Bygonebytes

Introduction


10/02/2024

I considered replacing the 3T Seagate Personal Cloud NAS that did not survive storage but then I had a few more thoughts about what to do with it. I am convinced hard drive is okay so I could simply re-use the drive in my PC or I could remove the NAS electronics and replace it with a Raspberry Pi and rebuild it as a NAS.

After some consideration I thought it would be a waste to put it in my PC and that the Raspberry Pi option probably wasn't going to work out as easily as it sounds - I would need to fit a dual power supply, a USB to SATA interface and a Raspberry Pi into the limited space left by the NAS electronics.

So my decision is to convert the drive to USB3 then I can plug it into one of the other Seagate NAS and share the drive from there. I could do this by buying either a USB3 caddy or a USB to SATA converter.

I set about striping down the NAS down to it's three basic parts, the circuit board, the drive and the case.





With the circuit board out there is plenty room the converter I chose:



and I can re-use the NAS power supply.

I installed the USB to SATA adaptor in the case beside the drive which turns out to be just the right size.




plugging it into a PC and running the administrative Tools I started to remove the existing partitions and reformating the drive to NTFS.



Everything was going well, the drive seemed to be working ok but as soon as I tried to copy a file to it it just hung there doing nothing..so the drive is faulty after all. Just to prove thet I looked out an old 160GB SATA drive and it worked very well with transfer speeds of 65-70MB/s.

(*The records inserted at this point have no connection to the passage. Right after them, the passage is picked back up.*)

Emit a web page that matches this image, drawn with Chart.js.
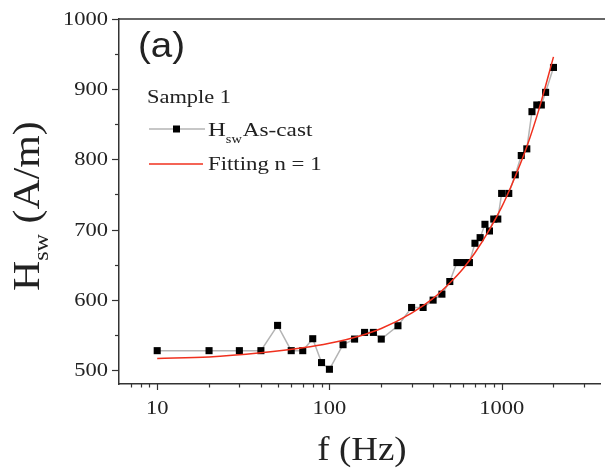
<!DOCTYPE html>
<html><head><meta charset="utf-8">
<script src="https://cdn.jsdelivr.net/npm/chart.js@4"></script>
<style>html,body{margin:0;padding:0;background:#fff;}#wrap{width:605px;height:474px;}</style>
</head><body><div id="wrap"><canvas id="c" width="605" height="474"></canvas></div>
<script>
// ---- data ----
const freq = [10,20,30,40,50,60,70,80,90,100,120,140,160,180,200,250,300,350,400,450,500,550,600,650,700,750,800,850,900,950,1000,1100,1200,1300,1400,1500,1600,1700,1800,2000];
const hsw  = [527.5,527.5,527.5,527.5,563.5,527.5,527.5,544.5,510.5,501,536,544,553.5,553.5,544,563,589,589,599.5,608,626,653,653,653,680.5,688.5,707.5,698,715,715,751.5,751.5,778,805.5,815,868,877.5,877.5,895.5,931];
const fitFreq = [10,20,40,70,100,150,200,300,400,500,600,700,850,1000,1150,1400,1650,2000];
const fitH    = [516.5,518.5,524.5,531.5,538,548.5,559,581,602,624,645,667,700,732,765,818,872,946];
const xTickLabels = [10,100,1000];
const xMinorTicks = [7,8,9,20,30,40,50,60,70,80,90,200,300,400,500,600,700,800,900,2000,3000];
const yTickLabels = [500,600,700,800,900,1000];
const yMinorTicks = [550,650,750,850,950];

const SERIF = '"Liberation Serif","Times New Roman",serif';
const SANS = '"Liberation Sans",Arial,sans-serif';
const INK = '#222';

function txt(ctx, s, x, y, size, sx, align, fam) {
  ctx.save();
  ctx.font = size + 'px ' + (fam || SERIF);
  ctx.fillStyle = INK;
  ctx.textBaseline = 'alphabetic';
  const w = ctx.measureText(s).width * sx;
  let x0 = x;
  if (align === 'center') x0 = x - w / 2;
  else if (align === 'right') x0 = x - w;
  ctx.translate(x0, y);
  ctx.scale(sx, 1);
  ctx.textAlign = 'left';
  ctx.fillText(s, 0, 0);
  ctx.restore();
  return w;
}

const decor = {
  id: 'decor',
  afterDraw(chart) {
    const ctx = chart.ctx;
    const xs = chart.scales.x, ys = chart.scales.y;
    const a = chart.chartArea;
    ctx.save();
    ctx.strokeStyle = '#333';
    ctx.lineWidth = 1.5;
    // top frame line
    ctx.beginPath(); ctx.moveTo(a.left, a.top); ctx.lineTo(605, a.top); ctx.stroke();
    ctx.lineWidth = 1.2;
    // x ticks
    xTickLabels.forEach(v => { const p = Math.round(xs.getPixelForValue(v)) + 0.5; ctx.beginPath(); ctx.moveTo(p, a.bottom); ctx.lineTo(p, a.bottom + 6); ctx.stroke(); });
    xMinorTicks.forEach(v => { const p = Math.round(xs.getPixelForValue(v)) + 0.5; ctx.beginPath(); ctx.moveTo(p, a.bottom); ctx.lineTo(p, a.bottom + 3.5); ctx.stroke(); });
    // y ticks
    yTickLabels.forEach(v => { const p = Math.round(ys.getPixelForValue(v)) + 0.5; ctx.beginPath(); ctx.moveTo(a.left, p); ctx.lineTo(a.left - 7, p); ctx.stroke(); });
    yMinorTicks.forEach(v => { const p = Math.round(ys.getPixelForValue(v)) + 0.5; ctx.beginPath(); ctx.moveTo(a.left, p); ctx.lineTo(a.left - 4, p); ctx.stroke(); });
    ctx.restore();
    // tick labels
    xTickLabels.forEach(v => txt(ctx, String(v), xs.getPixelForValue(v), 414, 18, 1.25, 'center'));
    yTickLabels.forEach(v => txt(ctx, String(v), 108, ys.getPixelForValue(v) + 6, 18, 1.25, 'right'));
    // x title
    txt(ctx, 'f (Hz)', 362, 460, 33, 1.12, 'center');
    // y title (rotated)
    ctx.save();
    ctx.translate(39, 291);
    ctx.rotate(-Math.PI / 2);
    let cx = 0;
    cx += txt(ctx, 'H', cx, 0, 38, 1.1, 'left');
    cx += txt(ctx, 'sw', cx, 9, 22, 1.1, 'left');
    txt(ctx, ' (A/m)', cx, 0, 38, 1.1, 'left');
    ctx.restore();
    // panel label
    txt(ctx, '(a)', 138, 57, 35, 1.1, 'left', SANS);
    // legend
    txt(ctx, 'Sample 1', 147, 103, 19, 1.18, 'left');
    ctx.save();
    ctx.strokeStyle = '#b4b4b4'; ctx.lineWidth = 1.5;
    ctx.beginPath(); ctx.moveTo(149, 129); ctx.lineTo(205, 129); ctx.stroke();
    ctx.fillStyle = '#000'; ctx.fillRect(173, 125.5, 7, 7);
    ctx.strokeStyle = '#f0301e'; ctx.lineWidth = 1.5;
    ctx.beginPath(); ctx.moveTo(149, 164); ctx.lineTo(203, 164); ctx.stroke();
    ctx.restore();
    let lx = 208;
    lx += txt(ctx, 'H', lx, 136, 19, 1.3, 'left');
    lx += txt(ctx, 'sw', lx, 143, 12, 1.2, 'left');
    txt(ctx, 'As-cast', lx + 1, 136, 19, 1.22, 'left');
    txt(ctx, 'Fitting n = 1', 208, 170, 19, 1.2, 'left');
  }
};

new Chart(document.getElementById('c'), {
  type: 'scatter',
  data: {
    datasets: [
      {
        label: 'Fitting n = 1',
        data: fitFreq.map((f, i) => ({x: f, y: fitH[i]})),
        showLine: true, borderColor: '#f0301e', borderWidth: 1.5,
        pointRadius: 0, cubicInterpolationMode: 'monotone', order: 0
      },
      {
        label: 'Hsw As-cast',
        data: freq.map((f, i) => ({x: f, y: hsw[i]})),
        showLine: true, borderColor: '#b4b4b4', borderWidth: 1.5,
        pointStyle: 'rect', pointRadius: 5, pointBorderWidth: 0,
        pointBackgroundColor: '#000', pointBorderColor: '#000', order: 1
      }
    ]
  },
  options: {
    responsive: false, animation: false, devicePixelRatio: 1,
    layout: {padding: {top: 19, left: 0, right: 0, bottom: 0}},
    plugins: {legend: {display: false}, tooltip: {enabled: false}},
    scales: {
      x: {
        type: 'logarithmic', min: 6, max: 3725, position: 'bottom',
        ticks: {display: false},
        grid: {display: false},
        border: {display: true, color: '#333', width: 1.5},
        afterFit(s) { s.height = 90; }
      },
      y: {
        type: 'linear', min: 480, max: 1000,
        ticks: {display: false},
        grid: {display: false},
        border: {display: true, color: '#333', width: 1.5},
        afterFit(s) { s.width = 119; }
      }
    }
  },
  plugins: [decor]
});
</script>
</body></html>
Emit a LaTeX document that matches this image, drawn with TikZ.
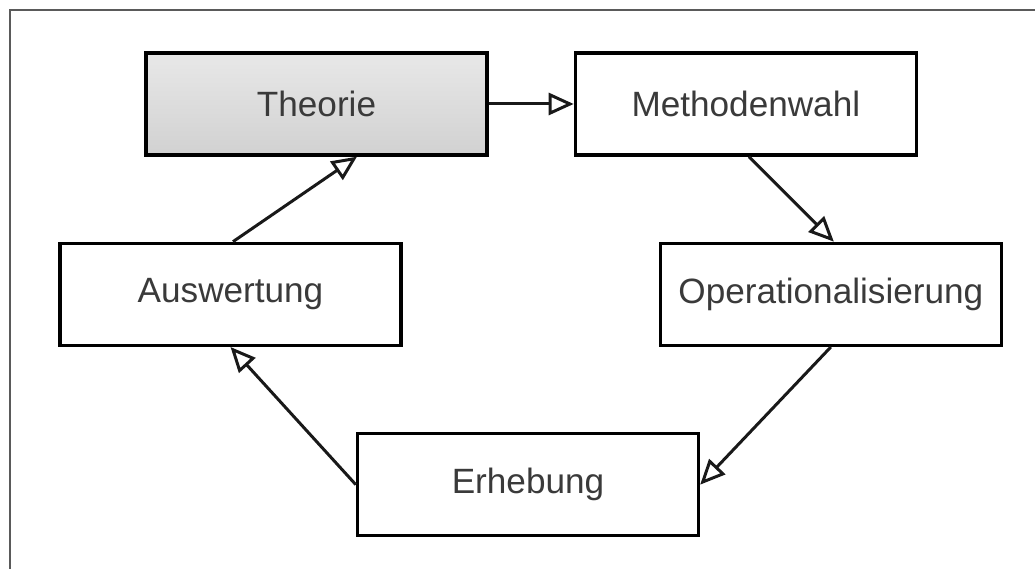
\documentclass[tikz,border=0pt]{standalone}
\usepackage{fontspec}
\setmainfont{Liberation Sans}
\usepackage{xcolor}
\usepackage{tikz}
\usetikzlibrary{arrows.meta, positioning}
\definecolor{boxtext}{HTML}{3A3A3A}
\definecolor{framegray}{HTML}{5A5A5A}

\begin{document}
\begin{tikzpicture}[
    node distance=1.7cm,
    box/.style={draw, line width=1.9pt, minimum width=6.82cm, minimum height=2.04cm, font=\fontsize{20}{24}\selectfont, text=boxtext, align=center, fill=white},
    arrow/.style={-{Triangle[open, length=0.5cm, width=0.44cm]}, line width=1.7pt, draw=black!90},
]
\useasboundingbox (0,0) rectangle (20.7,11.38);

% outer frame
\draw[framegray, line width=1.1pt] (0.2,-0.1) -- (0.2,11.18) -- (20.8,11.18);

% top row
\node[box, top color=black!9, middle color=black!19, bottom color=black!18] (theo) at (6.33,9.30) {Theorie};
\node[box, right=1.7cm of theo] (mw) {Methodenwahl};

% middle row
\node[box, below=1.7cm of theo, xshift=-1.72cm] (aus) {Auswertung};
\node[box, below=1.7cm of mw, xshift=1.7cm] (op) {Operationalisierung};

% bottom row
\node[box, below=1.7cm of aus, xshift=5.95cm] (erh) {Erhebung};

% Arrows
\draw[arrow] (theo.east) -- (mw.west);
\draw[arrow] ([xshift=0.06cm]mw.south) -- ([xshift=0.06cm]op.north);
\draw[arrow] (op.south) -- (erh.east);
\draw[arrow] (erh.west) -- (aus.south);
\draw[arrow] ([xshift=0.05cm]aus.north) -- ([xshift=0.81cm]theo.south);

\end{tikzpicture}
\end{document}
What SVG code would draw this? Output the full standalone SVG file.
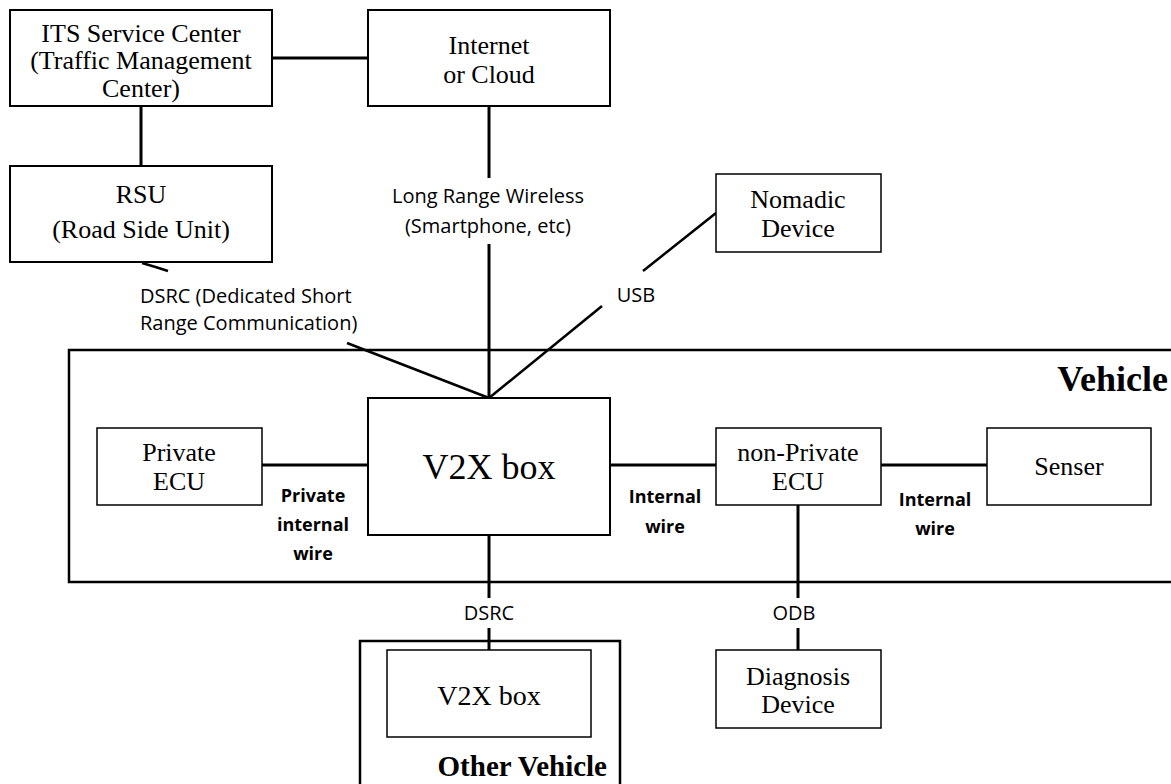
<svg xmlns="http://www.w3.org/2000/svg" width="1171" height="784" viewBox="0 0 1171 784">
<style>
.box{fill:#fff;stroke:#000;stroke-width:2}
.thin{fill:#fff;stroke:#000;stroke-width:1.5}
.frame{fill:none;stroke:#000;stroke-width:2.5}
.ln{stroke:#000;stroke-width:3;fill:none}
.dg{stroke:#000;stroke-width:2.5;fill:none}
.sr{font-family:"Liberation Serif","DejaVu Serif",serif;font-size:26px;text-anchor:middle;fill:#000}
.ss{font-family:"Open Sans","Liberation Sans",sans-serif;font-size:20px;text-anchor:middle;fill:#000}
.sb{font-family:"Open Sans","Liberation Sans",sans-serif;font-size:18px;font-weight:bold;text-anchor:middle;fill:#000}
.big{font-family:"Liberation Serif","DejaVu Serif",serif;font-weight:bold;fill:#000;text-anchor:end}
</style>
<rect width="1171" height="784" fill="#fff"/>
<g id="vehicle">
<rect class="frame" x="69" y="350" width="1110" height="232"/>
<text class="big" x="1168" y="391" style="font-size:36px">Vehicle</text>
</g>
<g id="other-vehicle">
<rect class="frame" x="360" y="641" width="260" height="150"/>
<text class="big" x="607" y="776" style="font-size:29px">Other Vehicle</text>
</g>
<g id="connectors">
<line class="ln" x1="272" y1="58" x2="368" y2="58"/>
<line class="ln" x1="141" y1="106" x2="141" y2="166"/>
<line class="ln" x1="489" y1="106" x2="489" y2="178"/>
<line class="ln" x1="489" y1="244" x2="489" y2="398"/>
<line class="dg" x1="716" y1="213" x2="643" y2="271"/>
<line class="dg" x1="602" y1="306" x2="489" y2="398"/>
<path class="dg" d="M142 263 Q156 267 168 271"/>
<line class="dg" x1="347" y1="343" x2="489" y2="398"/>
<line class="ln" x1="262" y1="465" x2="368" y2="465"/>
<line class="ln" x1="610" y1="465" x2="716" y2="465"/>
<line class="ln" x1="881" y1="465" x2="987" y2="465"/>
<line class="ln" x1="489" y1="535" x2="489" y2="598"/>
<line class="ln" x1="489" y1="628" x2="489" y2="651"/>
<line class="ln" x1="798" y1="505" x2="798" y2="598"/>
<line class="ln" x1="798" y1="628" x2="798" y2="651"/>
<text class="ss" x="488" y="203">Long Range Wireless</text>
<text class="ss" x="488" y="233">(Smartphone, etc)</text>
<text class="ss" x="636" y="302">USB</text>
<text class="ss" x="140" y="303" style="text-anchor:start">DSRC (Dedicated Short</text>
<text class="ss" x="140" y="330" style="text-anchor:start">Range Communication)</text>
<text class="sb" x="313" y="502">Private</text>
<text class="sb" x="313" y="531">internal</text>
<text class="sb" x="313" y="560">wire</text>
<text class="sb" x="665" y="503">Internal</text>
<text class="sb" x="665" y="533">wire</text>
<text class="sb" x="935" y="506">Internal</text>
<text class="sb" x="935" y="535">wire</text>
<text class="ss" x="489" y="620">DSRC</text>
<text class="ss" x="794" y="620">ODB</text>
</g>
<g id="its-center">
<rect class="box" x="10" y="10" width="262" height="96"/>
<text class="sr" x="141" y="42">ITS Service Center</text>
<text class="sr" x="141" y="69">(Traffic Management</text>
<text class="sr" x="141" y="97">Center)</text>
</g>
<g id="internet">
<rect class="box" x="368" y="10" width="242" height="96"/>
<text class="sr" x="489" y="54">Internet</text>
<text class="sr" x="489" y="83">or Cloud</text>
</g>
<g id="rsu">
<rect class="box" x="10" y="166" width="262" height="96"/>
<text class="sr" x="141" y="203">RSU</text>
<text class="sr" x="141" y="238">(Road Side Unit)</text>
</g>
<g id="nomadic">
<rect class="thin" x="716" y="174" width="165" height="78"/>
<text class="sr" x="798" y="208">Nomadic</text>
<text class="sr" x="798" y="237">Device</text>
</g>
<g id="v2x">
<rect class="box" x="368" y="398" width="242" height="137"/>
<text class="sr" x="489" y="479" style="font-size:36px">V2X box</text>
</g>
<g id="private-ecu">
<rect class="thin" x="97" y="428" width="165" height="77"/>
<text class="sr" x="179" y="461">Private</text>
<text class="sr" x="179" y="490">ECU</text>
</g>
<g id="nonprivate-ecu">
<rect class="thin" x="716" y="428" width="165" height="77"/>
<text class="sr" x="798" y="461">non-Private</text>
<text class="sr" x="798" y="490">ECU</text>
</g>
<g id="senser">
<rect class="thin" x="987" y="428" width="164" height="77"/>
<text class="sr" x="1069" y="475">Senser</text>
</g>
<g id="other-v2x">
<rect class="thin" x="387" y="650" width="204" height="87"/>
<text class="sr" x="489" y="705" style="font-size:28px">V2X box</text>
</g>
<g id="diagnosis">
<rect class="thin" x="716" y="650" width="165" height="78"/>
<text class="sr" x="798" y="685">Diagnosis</text>
<text class="sr" x="798" y="713">Device</text>
</g>
</svg>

OK, so the 3T drive is faulty, that means that the NAS circuit board is probably working. Looking into rebuilding the Seagate OS on a new drive seems not to be an option. Single bay Seagate Personal Cloud NAS drives are not supported for HDD replacement, more research is required.

In the mean time I have a lot of useless parts until I remembered I had a box with old USB 2 drives, maybe I could cannibalise one of them if they were new enough to have SATA interfaces and of course still worked.



Opening my newest retired drives (c2010) revealed two 2T SATA drives - perfect, I could use one in the Seagate case.



Once assembled, as above, the drive transfer (write) speed tested at around 100MB/s. Limitations coming into effect now may be the network and source HDD speeds.

Next up is to connect it to my working Seagate NAS drive. I could simply plug it into the NAS USB socket but I'm now thinking of using the other old 2T drive so I'm going to use a powered USB3 hub making it possible to connect up to four drives.



Looking at the labels on the drives they require 0.85A @ 5V which is more than most 10 year old USB ports could supply so I have selected a powered hub rated 3A @ 5V which will be good enough for up to three 3.5" drives.



The drive and hub installed at the right hand side of the upper shelf, I'll find a better location for the USB Hub.




Moving on to the second 2T drive, I thought one of the USB2 caddies would be suitable for conversion to USB3. I removed the circuit board and cut out a hole just the right size for the USB3 to SATA adaptor to slide in. I sat the drive on top of the other one then mounted the USB hub on the side of the cabinet. Now I have to work out my backup strategy.